Make the Time: Building Community in Middle School

From the desk of Middle School Director Kimberly Clarkson

Sense of community is often viewed as an intangible; something difficult to measure but that you can sense when you encounter a group with this strength at its core. At Moorestown Friends Middle School we work hard to create an environment where students feel safe, welcome, and accepted for who they are. Developing a strong sense of community within a school takes time, effort, and intentionality, particularly in middle school. At a time in their lives when they are seeking independence from adults and pushing boundaries, middle school students thrive when they are able to be a part of such a community of their peers.

In this four-part series, we will outline four key elements to building community:

  1. Start early in the year
  2. Make the time for experiences that build connections
  3. Create close circles of peer support as well as broader community connections
  4. Provide opportunities for leadership and mentorship that students can look forward to as a culmination of their middle school experience

Make the Time

It is vital to carve out the time for community building, which pays off in students feeling safe and comfortable in the classroom in the long term. On the first Friday of school, Moorestown Friends Middle School students are engaged in special activities and do not have their regularly scheduled classes. On “First Friday,” students participate in team building activities in their grades and advisories (described further in blog #3). Our eighth grade engages in a morning of leadership training and in the afternoon begin planning for the Mixed Grade Assembly (described further in blog #3) and their work in their 8th Grade Committees (described further in blog #4). Our seventh grade spends the day engaged in team-building activities at Camp Dark Waters in Medford, NJ. Our fifth and sixth grade students participate in an expanded on-campus orientation. This allows students at both grade levels to further connect with each other, allows fifth graders new to the Middle School to learn more about what the year will bring, acknowledges the differences between our fifth and sixth grade programs (there is a considerable increase in autonomy and independence in sixth grade), and provides our sixth graders with their first leadership opportunity within the Middle School. Throughout the year we continue to provide opportunities to build community within smaller and larger groups to make Moorestown Friends Middle School a place where students grow and thrive.

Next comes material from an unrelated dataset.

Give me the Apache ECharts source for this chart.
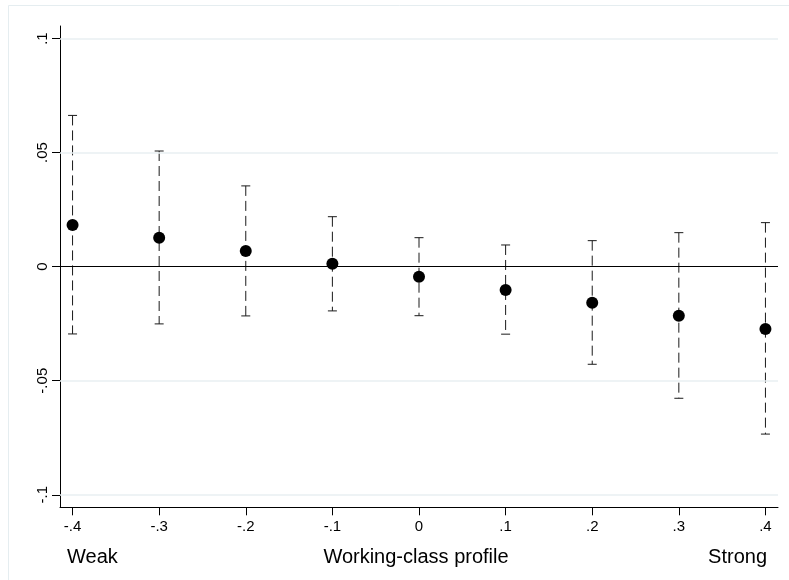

While it often may seem like vibrant communities build themselves, in reality little is left to chance when it comes to creating a well-functioning, tight-knit community. Many view the middle school years as tumultuous. I prefer to think of them as a beautifully dynamic time of rapid change and development, during which students are primed to take on additional responsibility, learn and refine new skills, and support and grow with their peers. While building community in a middle school takes focused time and ongoing effort, the work we have done in our Moorestown Friends School Middle School already pays off in students and families who are more invested in and connected to each other.


Middle School Director Kimberly Clarkson is a seasoned educator with a broad range of experiences in independent schools. Prior to joining Moorestown Friends in 2015, Kimberly served at Sidwell Friends in Washington D.C., teaching social studies, math, and Spanish and acting as the Sixth Grade Coordinator and Middle School Diversity Coordinator. She earned a reputation for integrating service learning and innovative pedagogy into the classroom and was named a 2014-15 National Association of Independent Schools Teacher of the Future. Kimberly also taught Spanish and pre-algebra at Turning Point School in Culver City, CA and was a Spanish and Italian teacher at The Newport School in Kensington, MD. She holds a B.A. in psychology from Scripps College and an M.A. in secondary education from Loyola Marymount University.